When I arrived at Westminster house on February 21st, 2020, I was a broken shell of a human being. I had lost everything in my life to addiction. I had fractured every relationship I had, damaged my professional reputation, and lost most of the material possessions I had worked a lifetime to acquire. Although all those things were humbling in their own right, the thing that led me to treatment was losing my mental faculties, which was a profoundly disturbing and embarrassing experience. I was faced with moving to a new province, changing careers, ending my marriage, and above all else, I had to learn to live my life without the only coping mechanism I knew how to use- substances. In a sense, I had lost everything (even my mind), but it was a blessing in disguise which gave me the freedom to approach recovery with an open mind and heart.
I remember my first time coming to treatment (I had been previously in 2017), I had expected to be in an asylum-type environment surrounded by destitute, sullen addicts at their final destination. Imagine my surprise when I was welcomed by warm vibrant individuals eager to get their lives back! It gave me hope that there was life beyond addiction. This time around was no different in that sense. Even though I had hit new lows in my addiction, the staff and clients at Westminster House showed me nothing but compassion and love during the worst days of my life. I had an absolutely incredible caseworker whose guidance and candor helped shape me into the woman I am today.

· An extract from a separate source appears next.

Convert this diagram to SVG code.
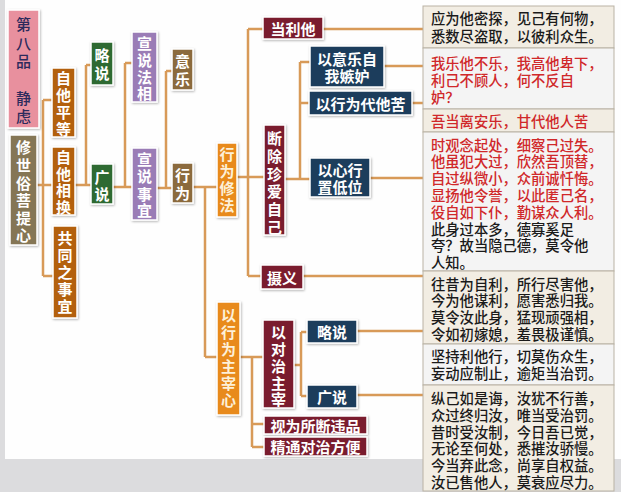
<svg xmlns="http://www.w3.org/2000/svg" width="621" height="492" viewBox="0 0 621 492">
<defs>
<filter id="sh" x="-20%" y="-20%" width="140%" height="140%">
<feDropShadow dx="0.8" dy="1" stdDeviation="0.8" flood-color="#000" flood-opacity="0.3"/>
</filter>
<style>
.n{stroke:#fff;stroke-width:1.5;filter:url(#sh)}
.t{font-family:"Noto Sans CJK SC","Noto Sans CJK JP",sans-serif;font-size:15px;font-weight:bold;fill:#fff;text-anchor:middle;dominant-baseline:central}
.c path{fill:none;stroke:#d89a58;stroke-width:2.5}
.bx{stroke:#b9b2a4;stroke-width:1}
.beige{fill:#f2ede3}
.gray{fill:#f4f4f4}
.p{font-family:"Noto Sans CJK SC","Noto Sans CJK JP",sans-serif;font-size:14.3px;font-weight:500;dominant-baseline:central}
.blk{fill:#1a1a1a}
.red{fill:#d0282a}
</style>
</defs>
<rect x="0" y="0" width="621" height="492" fill="#dcdcde"/>
<rect x="5" y="0" width="616" height="459" fill="#fefefe"/>

<g id="connectors" class="c">
<path d="M37,185H43M43,100V276M43,100H52M43,185H52M43,276H53"/>
<path d="M75,185H86M86,65V185M86,65H91M86,185H91"/>
<path d="M113,187H132M125,63V187M125,63H132"/>
<path d="M157,188H172M166,71V188M166,71H172"/>
<path d="M193,187H217M205,187V357M205,357H217"/>
<path d="M237,177H264M248,29V276M248,29H263M248,276H261"/>
<path d="M323,29H423"/>
<path d="M285,179H310M300,62V179M300,62H310M300,103H309"/>
<path d="M384,66H423M412,103H423M370,178H423M303,276H423"/>
<path d="M240,357H263M252,357V447M252,424H264M252,447H264"/>
<path d="M294,365H301M301,332V396M301,332H307M301,396H307"/>
<path d="M357,331H423M357,395H423"/>
</g>

<g id="n-jinglv">
<rect class="n" x="8" y="10" width="31" height="118" fill="#e8909e"/>
<text class="t" style="fill:#2c2a5c;font-weight:500"><tspan x="23.5" y="23">第</tspan><tspan x="23.5" y="42">八</tspan><tspan x="23.5" y="60">品</tspan><tspan x="23.5" y="97">静</tspan><tspan x="23.5" y="115">虑</tspan></text>
</g>
<g id="n-xiu">
<rect class="n" x="10" y="135" width="27" height="110" fill="#857654"/>
<text class="t"><tspan x="23.5" y="146">修</tspan><tspan x="23.5" y="164">世</tspan><tspan x="23.5" y="182">俗</tspan><tspan x="23.5" y="199">菩</tspan><tspan x="23.5" y="217">提</tspan><tspan x="23.5" y="234">心</tspan></text>
</g>
<g id="n-pingdeng">
<rect class="n" x="52" y="68" width="23" height="69" fill="#b3600f"/>
<text class="t"><tspan x="63.5" y="77">自</tspan><tspan x="63.5" y="94">他</tspan><tspan x="63.5" y="111">平</tspan><tspan x="63.5" y="128">等</tspan></text>
</g>
<g id="n-xianghuan">
<rect class="n" x="52" y="147" width="23" height="68" fill="#b3600f"/>
<text class="t"><tspan x="63.5" y="156">自</tspan><tspan x="63.5" y="173">他</tspan><tspan x="63.5" y="189">相</tspan><tspan x="63.5" y="206">换</tspan></text>
</g>
<g id="n-gongtong">
<rect class="n" x="53" y="226" width="24" height="92" fill="#b3600f"/>
<text class="t"><tspan x="65" y="237">共</tspan><tspan x="65" y="254">同</tspan><tspan x="65" y="271">之</tspan><tspan x="65" y="288">事</tspan><tspan x="65" y="305">宜</tspan></text>
</g>
<g id="n-lueshuo1">
<rect class="n" x="91" y="42" width="22" height="43" fill="#2e6b30"/>
<text class="t"><tspan x="102" y="54">略</tspan><tspan x="102" y="72">说</tspan></text>
</g>
<g id="n-guangshuo1">
<rect class="n" x="91" y="164" width="22" height="40" fill="#2e6b30"/>
<text class="t"><tspan x="102" y="176">广</tspan><tspan x="102" y="193">说</tspan></text>
</g>
<g id="n-faxiang">
<rect class="n" x="132" y="32" width="25" height="70" fill="#9a7cb6"/>
<text class="t"><tspan x="144.5" y="42">宣</tspan><tspan x="144.5" y="59">说</tspan><tspan x="144.5" y="76">法</tspan><tspan x="144.5" y="92">相</tspan></text>
</g>
<g id="n-shiyi">
<rect class="n" x="132" y="148" width="25" height="72" fill="#9a7cb6"/>
<text class="t"><tspan x="144.5" y="158">宣</tspan><tspan x="144.5" y="175">说</tspan><tspan x="144.5" y="193">事</tspan><tspan x="144.5" y="209">宜</tspan></text>
</g>
<g id="n-yile">
<rect class="n" x="172" y="49" width="21" height="41" fill="#8b6b3d"/>
<text class="t"><tspan x="182.5" y="60">意</tspan><tspan x="182.5" y="78">乐</tspan></text>
</g>
<g id="n-xingwei">
<rect class="n" x="172" y="163" width="21" height="40" fill="#8b6b3d"/>
<text class="t"><tspan x="182.5" y="174">行</tspan><tspan x="182.5" y="192">为</tspan></text>
</g>
<g id="n-xiufa">
<rect class="n" x="217" y="143" width="20" height="74" fill="#e88a1d"/>
<text class="t" style="fill:#fdf0d8"><tspan x="227" y="153">行</tspan><tspan x="227" y="170">为</tspan><tspan x="227" y="187">修</tspan><tspan x="227" y="204">法</tspan></text>
</g>
<g id="n-zhuzai">
<rect class="n" x="217" y="302" width="23" height="113" fill="#e88a1d"/>
<text class="t" style="fill:#fdf0d8"><tspan x="228.5" y="314">以</tspan><tspan x="228.5" y="331">行</tspan><tspan x="228.5" y="348">为</tspan><tspan x="228.5" y="365">主</tspan><tspan x="228.5" y="382">宰</tspan><tspan x="228.5" y="399">心</tspan></text>
</g>
<g id="n-danglita">
<rect class="n" x="263" y="17" width="60" height="22" fill="#7a1f2e"/>
<text class="t" x="293" y="28">当利他</text>
</g>
<g id="n-duanchu">
<rect class="n" x="264" y="125" width="21" height="110" fill="#7a1f2e"/>
<text class="t"><tspan x="274.5" y="137">断</tspan><tspan x="274.5" y="155">除</tspan><tspan x="274.5" y="173">珍</tspan><tspan x="274.5" y="190">爱</tspan><tspan x="274.5" y="208">自</tspan><tspan x="274.5" y="226">己</tspan></text>
</g>
<g id="n-jidu">
<rect class="n" x="310" y="46" width="74" height="41" fill="#1d3e5b"/>
<text class="t"><tspan x="347" y="57.5">以意乐自</tspan><tspan x="347" y="74.5">我嫉妒</tspan></text>
</g>
<g id="n-daitaku">
<rect class="n" x="309" y="91" width="103" height="24" fill="#1d3e5b"/>
<text class="t" x="360.5" y="103">以行为代他苦</text>
</g>
<g id="n-diwei">
<rect class="n" x="310" y="158" width="60" height="39" fill="#1d3e5b"/>
<text class="t"><tspan x="340" y="169">以心行</tspan><tspan x="340" y="186">置低位</tspan></text>
</g>
<g id="n-sheyi">
<rect class="n" x="261" y="265" width="42" height="24" fill="#7a1f2e"/>
<text class="t" x="282" y="277">摄义</text>
</g>
<g id="n-duizhi">
<rect class="n" x="263" y="320" width="31" height="88" fill="#7a1f2e"/>
<text class="t"><tspan x="278.5" y="331">以</tspan><tspan x="278.5" y="348">对</tspan><tspan x="278.5" y="365">治</tspan><tspan x="278.5" y="382">主</tspan><tspan x="278.5" y="398">宰</tspan></text>
</g>
<g id="n-lueshuo2">
<rect class="n" x="307" y="320" width="50" height="23" fill="#1d3e5b"/>
<text class="t" x="332" y="331.5">略说</text>
</g>
<g id="n-guangshuo2">
<rect class="n" x="307" y="385" width="50" height="23" fill="#1d3e5b"/>
<text class="t" x="332" y="396.5">广说</text>
</g>
<g id="n-weipin">
<rect class="n" x="264" y="416" width="103" height="18" fill="#7a1f2e"/>
<text class="t" x="315.5" y="425">视为所断违品</text>
</g>
<g id="n-fangbian">
<rect class="n" x="264" y="437" width="103" height="19" fill="#7a1f2e"/>
<text class="t" x="315.5" y="446.5">精通对治方便</text>
</g>

<g id="verses">
<rect class="bx beige" x="423" y="6" width="191" height="42"/>
<text class="p blk"><tspan x="431" y="17">应为他密探，见己有何物，</tspan><tspan x="431" y="35">悉数尽盗取，以彼利众生。</tspan></text>
<rect class="bx gray" x="423" y="48" width="191" height="61"/>
<text class="p red"><tspan x="431" y="61.5">我乐他不乐，我高他卑下，</tspan><tspan x="431" y="78.5">利己不顾人，何不反自</tspan><tspan x="431" y="95.5">妒？</tspan></text>
<rect class="bx beige" x="423" y="109" width="191" height="23"/>
<text class="p red" x="431" y="120.5">吾当离安乐，甘代他人苦</text>
<rect class="bx gray" x="423" y="132" width="191" height="139"/>
<text class="p red"><tspan x="431" y="143.5">时观念起处，细察己过失。</tspan><tspan x="431" y="160.3">他虽犯大过，欣然吾顶替，</tspan><tspan x="431" y="177.1">自过纵微小，众前诚忏悔。</tspan><tspan x="431" y="193.9">显扬他令誉，以此匿己名，</tspan><tspan x="431" y="210.7">役自如下仆，勤谋众人利。</tspan></text>
<text class="p blk"><tspan x="431" y="227.5">此身过本多，德寡奚足</tspan><tspan x="431" y="244.3">夸？故当隐己德，莫令他</tspan><tspan x="431" y="261.1">人知。</tspan></text>
<rect class="bx beige" x="423" y="271" width="191" height="73"/>
<text class="p blk"><tspan x="431" y="282.5">往昔为自利，所行尽害他，</tspan><tspan x="431" y="299.3">今为他谋利，愿害悉归我。</tspan><tspan x="431" y="316.1">莫令汝此身，猛现顽强相，</tspan><tspan x="431" y="332.9">令如初嫁媳，羞畏极谨慎。</tspan></text>
<rect class="bx gray" x="423" y="344" width="191" height="41"/>
<text class="p blk"><tspan x="431" y="355">坚持利他行，切莫伤众生，</tspan><tspan x="431" y="372">妄动应制止，逾矩当治罚。</tspan></text>
<rect class="bx beige" x="423" y="385" width="191" height="106"/>
<text class="p blk"><tspan x="431" y="397">纵己如是诲，汝犹不行善，</tspan><tspan x="431" y="413.8">众过终归汝，唯当受治罚。</tspan><tspan x="431" y="430.6">昔时受汝制，今日吾已觉，</tspan><tspan x="431" y="447.4">无论至何处，悉摧汝骄慢。</tspan><tspan x="431" y="464.2">今当弃此念，尚享自权益。</tspan><tspan x="431" y="481">汝已售他人，莫衰应尽力。</tspan></text>
</g>
</svg>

Drug abuse tends to be a symptom of addiction, not necessarily the cause. For that reason, I really appreciated their holistic approach to treatment. I learned the skills to nourish my body, mind, and spirit which had gone neglected for so long. A big part of the program at Westminster House is 12-step based, which has proven invaluable to my ongoing recovery. It’s given me the tools and structure that I can utilize with any issue that arises in my life. Not to mention the amazing experience of becoming part of such a loving community!
At the time of writing this, I am 7 months clean. More importantly, I’ve been blessed with the opportunity to build a life that I don’t feel the need to escape through substance abuse. I am surrounded with love, connection, and support. Today I do my best to extend a helping hand to those in the position I found myself not too long ago, to share the gift of recovery that I was so freely given. Though I did a lot of hard introspective work throughout my process, I truly believe that Westminster House saved my life.
If you’re reading this because you’re considering treatment, I promise you life can become better than you ever could have imagined if you just give yourself the chance!